TASK INSTRUCTIONS → Exactly the lines from the one with "Write the Apache ECharts code for this chart." through the one with "var starPath = 'path://M0,0" should be returned, both ends included and nothing else. Omit any pictures.

Plotting code records →

<<<<

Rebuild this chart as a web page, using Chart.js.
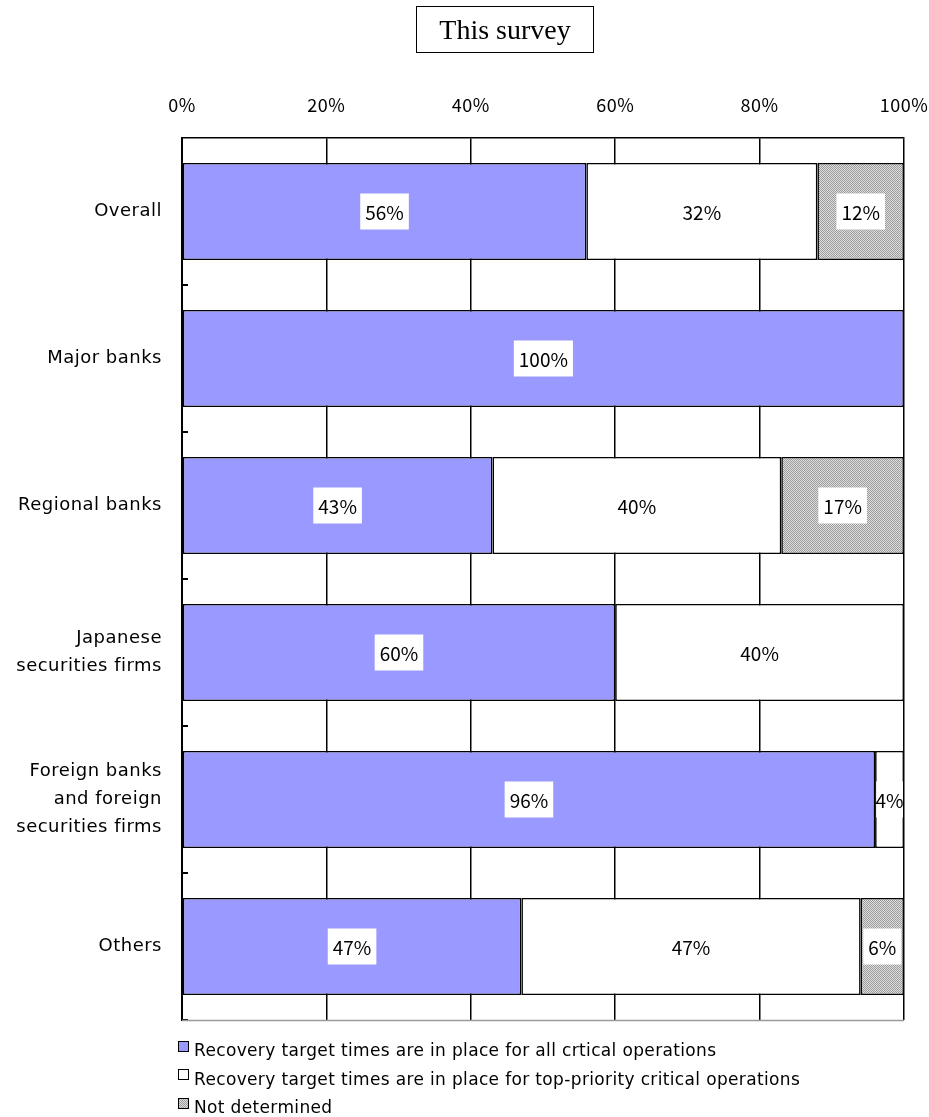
<!DOCTYPE html>
<html>
<head>
<meta charset="utf-8">
<script src="https://cdn.jsdelivr.net/npm/chart.js@4.4.1/dist/chart.umd.min.js"></script>
<style>
  html, body { margin: 0; padding: 0; background: #fff; }
  #wrap { position: relative; width: 929px; height: 1117px; }
  #chart { position: absolute; left: 0; top: 0; }
  #title {
    position: absolute; left: 416px; top: 6px; width: 176px; height: 45px;
    border: 1.5px solid #000; box-sizing: content-box;
    font-family: "Liberation Serif", "Times New Roman", serif; font-size: 28px;
    line-height: 45px; text-align: center; color: #000;
  }
  #legend {
    position: absolute; left: 178px; top: 1036px;
    font-family: "DejaVu Sans", sans-serif; font-size: 17px; letter-spacing: 0.35px; color: #000;
  }
  #legend .item { height: 28.5px; display: flex; align-items: center; }
  #legend .sw { width: 9px; height: 9px; border: 1px solid #000; margin-right: 5px; margin-top: -8px; }
</style>
</head>
<body>
<div id="wrap">
  <canvas id="chart" width="929" height="1117"></canvas>
  <div id="title">This survey</div>
  <div id="legend"></div>
</div>
<script>
// Respondent groups (top to bottom) and share of each answer, in percent
const categories = [
  "Overall",
  "Major banks",
  "Regional banks",
  ["Japanese", "securities firms"],
  ["Foreign banks", "and foreign", "securities firms"],
  "Others"
];
const allCritical = [56, 100, 43, 60, 96, 47];
const topPriority = [32, 0, 40, 40, 4, 47];
const notDetermined = [12, 0, 17, 0, 0, 6];
const seriesNames = [
  "Recovery target times are in place for all crtical operations",
  "Recovery target times are in place for top-priority critical operations",
  "Not determined"
];
const xTicks = [0, 20, 40, 60, 80, 100];

const LABEL_FONT = '"DejaVu Sans", sans-serif';
const NUM_FONT = '"Noto Sans CJK JP", "Noto Sans", sans-serif';

// Fine grey dither used for the "not determined" segments
function makeDither() {
  const c = document.createElement('canvas');
  c.width = 4; c.height = 4;
  const g = c.getContext('2d');
  g.fillStyle = '#dedede';
  g.fillRect(0, 0, 4, 4);
  g.fillStyle = '#9c9c9c';
  for (let i = 0; i < 4; i++) {
    g.fillRect(i, i, 1, 1);
    g.fillRect((i + 2) % 4, i, 1, 1);
  }
  return c;
}
const ditherCanvas = makeDither();
const ditherPattern = document.getElementById('chart').getContext('2d').createPattern(ditherCanvas, 'repeat');

const fills = ['#9999ff', '#ffffff', ditherPattern];

// Slightly open letter spacing for the axis text
const spacing = {
  id: 'spacing',
  beforeDraw(chart) { chart.ctx.letterSpacing = '0.5px'; },
  afterDraw(chart) { chart.ctx.letterSpacing = '0px'; }
};

// White-boxed percentage labels in the middle of each segment
const segmentLabels = {
  id: 'segmentLabels',
  afterDatasetsDraw(chart) {
    const ctx = chart.ctx;
    ctx.save();
    ctx.letterSpacing = '0px';
    ctx.font = '19px ' + NUM_FONT;
    ctx.textAlign = 'center';
    ctx.textBaseline = 'middle';
    chart.data.datasets.forEach((ds, di) => {
      const meta = chart.getDatasetMeta(di);
      meta.data.forEach((bar, i) => {
        const v = ds.data[i];
        if (!v) return;
        const cx = (bar.x + bar.base) / 2;
        const cy = bar.y;
        const text = v + '%';
        const w = ctx.measureText(text).width;
        const bw = Math.min(w + 10, Math.abs(bar.x - bar.base) - 2);
        ctx.fillStyle = '#fff';
        ctx.fillRect(cx - bw / 2, cy - 18, bw, 36);
        ctx.fillStyle = '#000';
        ctx.fillText(text, cx, cy + 1);
      });
    });
    ctx.restore();
  }
};

// Short inward tick marks on the category axis and the light lower frame
const frameTicks = {
  id: 'frameTicks',
  afterDraw(chart) {
    const ctx = chart.ctx;
    const y = chart.scales.y;
    const a = chart.chartArea;
    ctx.save();
    ctx.strokeStyle = '#000';
    ctx.lineWidth = 2;
    for (let i = 0; i < categories.length; i++) {
      const py = Math.round((y.getPixelForValue(i) + y.getPixelForValue(i + 1)) / 2);
      const yy = i === categories.length - 1 ? a.bottom : py;
      ctx.beginPath();
      ctx.moveTo(a.left, yy);
      ctx.lineTo(a.left + 6, yy);
      ctx.stroke();
    }
    ctx.strokeStyle = '#9a9a9a';
    ctx.lineWidth = 1.5;
    ctx.beginPath();
    ctx.moveTo(a.left, a.bottom + 0.5);
    ctx.lineTo(a.right, a.bottom + 0.5);
    ctx.stroke();
    ctx.restore();
  }
};

const chart = new Chart(document.getElementById('chart'), {
  type: 'bar',
  data: {
    labels: categories,
    datasets: [allCritical, topPriority, notDetermined].map((d, k) => ({
      label: seriesNames[k],
      data: d,
      backgroundColor: fills[k],
      borderColor: '#000',
      borderWidth: 1.6,
      borderSkipped: false,
      barPercentage: 1,
      categoryPercentage: 0.66
    }))
  },
  options: {
    indexAxis: 'y',
    responsive: false,
    animation: false,
    devicePixelRatio: 1,
    layout: { padding: { top: 94, right: 25, bottom: 97, left: 0 } },
    plugins: {
      legend: { display: false },
      tooltip: { enabled: false }
    },
    scales: {
      x: {
        position: 'top',
        stacked: true,
        min: 0,
        max: 100,
        afterBuildTicks(scale) { scale.ticks = xTicks.map(v => ({ value: v })); },
        afterFit(scale) {
          scale.height = 44;
          scale.paddingLeft = 0;
          scale.paddingRight = 0;
        },
        ticks: {
          padding: 22,
          color: '#000',
          font: { family: NUM_FONT, size: 18 },
          callback: v => v + '%'
        },
        grid: { color: '#000', lineWidth: 1.5, drawTicks: false },
        border: { display: true, color: '#000', width: 1.5 }
      },
      y: {
        stacked: true,
        afterFit(scale) { scale.width = 182; },
        ticks: {
          padding: 20,
          color: '#000',
          font: { family: LABEL_FONT, size: 18, lineHeight: 1.56 }
        },
        grid: { display: false, drawTicks: false },
        border: { display: true, color: '#000', width: 2 }
      }
    }
  },
  plugins: [spacing, segmentLabels, frameTicks]
});

// Legend: one entry per line, swatches taken from the datasets
const legendEl = document.getElementById('legend');
chart.data.datasets.forEach((ds, k) => {
  const row = document.createElement('div');
  row.className = 'item';
  const sw = document.createElement('span');
  sw.className = 'sw';
  if (k === 2) {
    sw.style.backgroundImage = 'url(' + ditherCanvas.toDataURL() + ')';
  } else {
    sw.style.background = ds.backgroundColor;
  }
  const tx = document.createElement('span');
  tx.textContent = ds.label;
  row.appendChild(sw);
  row.appendChild(tx);
  legendEl.appendChild(row);
});
</script>
</body>
</html>
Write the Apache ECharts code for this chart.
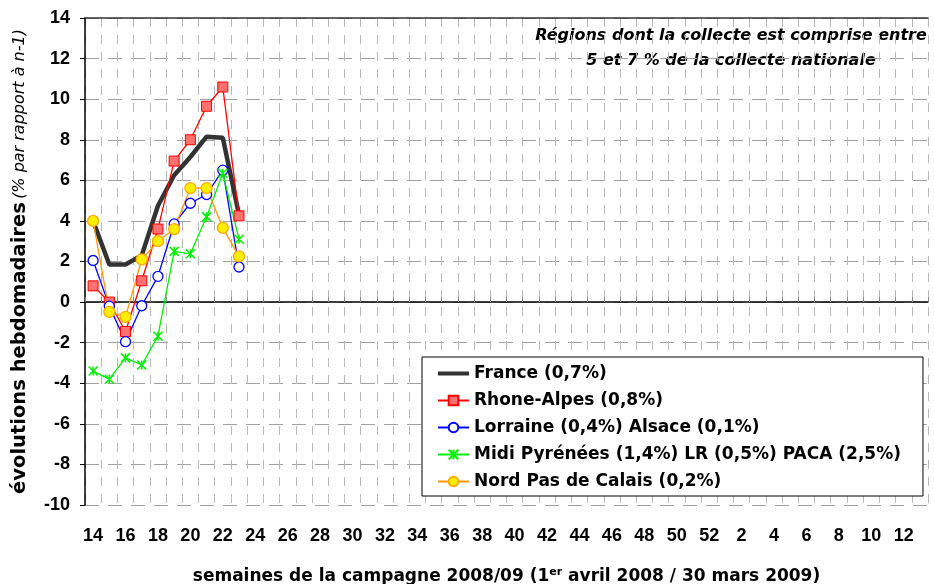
<!DOCTYPE html>
<html><head><meta charset="utf-8">
<script src="https://cdn.jsdelivr.net/npm/echarts@6/dist/echarts.min.js"></script>
<style>html,body{margin:0;padding:0;background:#fff}#c{width:934px;height:584px}</style>
</head><body><div id="c"></div>
<script>
var weeks = [];
for (var w = 14; w <= 52; w++) weeks.push(String(w));
for (var w2 = 1; w2 <= 13; w2++) weeks.push(String(w2));

var france = [4.0, 1.85, 1.85, 2.3, 4.75, 6.25, 7.15, 8.15, 8.1, 4.3];
var rhoneAlpes = [0.8, 0.0, -1.45, 1.05, 3.6, 6.95, 8.0, 9.65, 10.6, 4.25];
var lorraine = [2.05, -0.2, -1.95, -0.18, 1.27, 3.85, 4.87, 5.3, 6.5, 1.73];
var midi = [-3.4, -3.8, -2.75, -3.1, -1.68, 2.5, 2.38, 4.2, 6.35, 3.1];
var nord = [4.0, -0.48, -0.73, 2.1, 3.0, 3.6, 5.62, 5.62, 3.66, 2.25];

var names = ['France (0,7%)', 'Rhone-Alpes (0,8%)', 'Lorraine (0,4%) Alsace (0,1%)',
  'Midi Pyrénées (1,4%) LR (0,5%) PACA (2,5%)', 'Nord Pas de Calais (0,2%)'];

var FONT = '"Liberation Sans", Arial, sans-serif';
var WIDE = '"DejaVu Sans", sans-serif';
var starPath = 'path://M0,0 L10,10 M10,0 L0,10 M5,0 L5,10';

var chart = echarts.init(document.getElementById('c'));
chart.setOption({
  animation: false,
  backgroundColor: '#fff',
  textStyle: { fontFamily: FONT },
  grid: { left: 85, right: 6, top: 18, bottom: 79, outerBoundsMode: 'none', containLabel: false },
  legend: {
    left: 422, top: 357,
    orient: 'vertical',
    backgroundColor: '#fff',
    borderColor: '#000', borderWidth: 1,
    padding: [8, 22, 6, 14],
    itemGap: 10, itemWidth: 31, itemHeight: 12,
    textStyle: { fontFamily: WIDE, fontWeight: 'bold', fontSize: 17, color: '#000' },
    data: [
      { name: names[0], itemStyle: { opacity: 0 }, lineStyle: { width: 4, color: '#333' } },
      names[1], names[2], names[3], names[4]
    ]
  },
  graphic: [{
    type: 'text', x: 731, y: 23,
    style: {
      text: 'Régions dont la collecte est comprise entre\n5 et 7 % de la collecte nationale',
      font: 'italic bold 16px ' + WIDE, fill: '#000', align: 'center',
      lineHeight: 25
    }
  }],
  xAxis: [{
    type: 'category', data: weeks, boundaryGap: true,
    axisLine: { lineStyle: { color: '#000', width: 1.5 } },
    axisTick: { show: true, inside: true, interval: 0, length: 5, lineStyle: { color: '#888' } },
    axisLabel: { interval: 1, margin: 22, color: '#000', fontWeight: 'bold', fontSize: 18, fontFamily: FONT },
    splitLine: { show: true, interval: 0, lineStyle: { color: '#b8b8b8', type: [9, 8], width: 1 } },
    name: '{b|semaines de la campagne 2008/09 (1}{s|er}{b| avril 2008 / 30 mars 2009)}',
    nameLocation: 'middle', nameGap: 62,
    nameTextStyle: {
      rich: {
        b: { fontWeight: 'bold', fontSize: 17, color: '#000', fontFamily: WIDE },
        s: { fontWeight: 'bold', fontSize: 11, color: '#000', fontFamily: WIDE, verticalAlign: 'top', padding: [0, 0, 9, 0] }
      }
    }
  }, {
    type: 'category', data: weeks, position: 'top',
    axisLine: { lineStyle: { color: '#333', width: 1.5 } },
    axisTick: { show: false }, axisLabel: { show: false }, splitLine: { show: false }
  }],
  yAxis: {
    type: 'value', min: -10, max: 14, interval: 2,
    axisLine: { show: true, lineStyle: { color: '#000', width: 1.5 } },
    axisTick: { show: true, length: 5, lineStyle: { color: '#000' } },
    axisLabel: { color: '#000', fontWeight: 'bold', fontSize: 18, fontFamily: FONT, margin: 15 },
    splitLine: { show: true, lineStyle: { color: '#a0a0a0', type: [14, 9], width: 1 } },
    name: '{b|évolutions hebdomadaires} {i|(% par rapport à n-1)}',
    nameLocation: 'middle', nameRotate: 90, nameGap: 55,
    nameTextStyle: {
      rich: {
        b: { fontWeight: 'bold', fontSize: 19.5, color: '#000', fontFamily: WIDE },
        i: { fontStyle: 'italic', fontSize: 16, color: '#000', fontFamily: WIDE }
      }
    }
  },
  series: [
    {
      name: names[0], type: 'line', data: france, symbol: 'none',
      lineStyle: { color: '#333', width: 4.5 }, itemStyle: { color: '#333' }, z: 3
    },
    {
      name: names[1], type: 'line', data: rhoneAlpes, symbol: 'rect', symbolSize: 10,
      showAllSymbol: true,
      lineStyle: { color: '#ff0000', width: 1.3 },
      itemStyle: { color: '#ff7070', borderColor: '#ff0000', borderWidth: 1 }, z: 4
    },
    {
      name: names[2], type: 'line', data: lorraine, symbol: 'circle', symbolSize: 10,
      showAllSymbol: true,
      lineStyle: { color: '#0000ff', width: 1.3 },
      itemStyle: { color: '#fff', borderColor: '#0000ff', borderWidth: 1.3 }, z: 4
    },
    {
      name: names[3], type: 'line', data: midi, symbol: starPath, symbolSize: 9,
      showAllSymbol: true,
      lineStyle: { color: '#00ee00', width: 1.3 },
      itemStyle: { color: 'rgba(0,0,0,0)', borderColor: '#00ee00', borderWidth: 1.5 }, z: 4
    },
    {
      name: names[4], type: 'line', data: nord, symbol: 'circle', symbolSize: 11,
      showAllSymbol: true,
      lineStyle: { color: '#ff9900', width: 1.3 },
      itemStyle: { color: '#ffee00', borderColor: '#ffaa00', borderWidth: 1.3 }, z: 4
    }
  ]
});
</script></body></html>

>>>>

FULL RESPONSE →
Write the Apache ECharts code for this chart.
<!DOCTYPE html>
<html><head><meta charset="utf-8">
<script src="https://cdn.jsdelivr.net/npm/echarts@6/dist/echarts.min.js"></script>
<style>html,body{margin:0;padding:0;background:#fff}#c{width:934px;height:584px}</style>
</head><body><div id="c"></div>
<script>
var weeks = [];
for (var w = 14; w <= 52; w++) weeks.push(String(w));
for (var w2 = 1; w2 <= 13; w2++) weeks.push(String(w2));

var france = [4.0, 1.85, 1.85, 2.3, 4.75, 6.25, 7.15, 8.15, 8.1, 4.3];
var rhoneAlpes = [0.8, 0.0, -1.45, 1.05, 3.6, 6.95, 8.0, 9.65, 10.6, 4.25];
var lorraine = [2.05, -0.2, -1.95, -0.18, 1.27, 3.85, 4.87, 5.3, 6.5, 1.73];
var midi = [-3.4, -3.8, -2.75, -3.1, -1.68, 2.5, 2.38, 4.2, 6.35, 3.1];
var nord = [4.0, -0.48, -0.73, 2.1, 3.0, 3.6, 5.62, 5.62, 3.66, 2.25];

var names = ['France (0,7%)', 'Rhone-Alpes (0,8%)', 'Lorraine (0,4%) Alsace (0,1%)',
  'Midi Pyrénées (1,4%) LR (0,5%) PACA (2,5%)', 'Nord Pas de Calais (0,2%)'];

var FONT = '"Liberation Sans", Arial, sans-serif';
var WIDE = '"DejaVu Sans", sans-serif';
var starPath = 'path://M0,0 L10,10 M10,0 L0,10 M5,0 L5,10';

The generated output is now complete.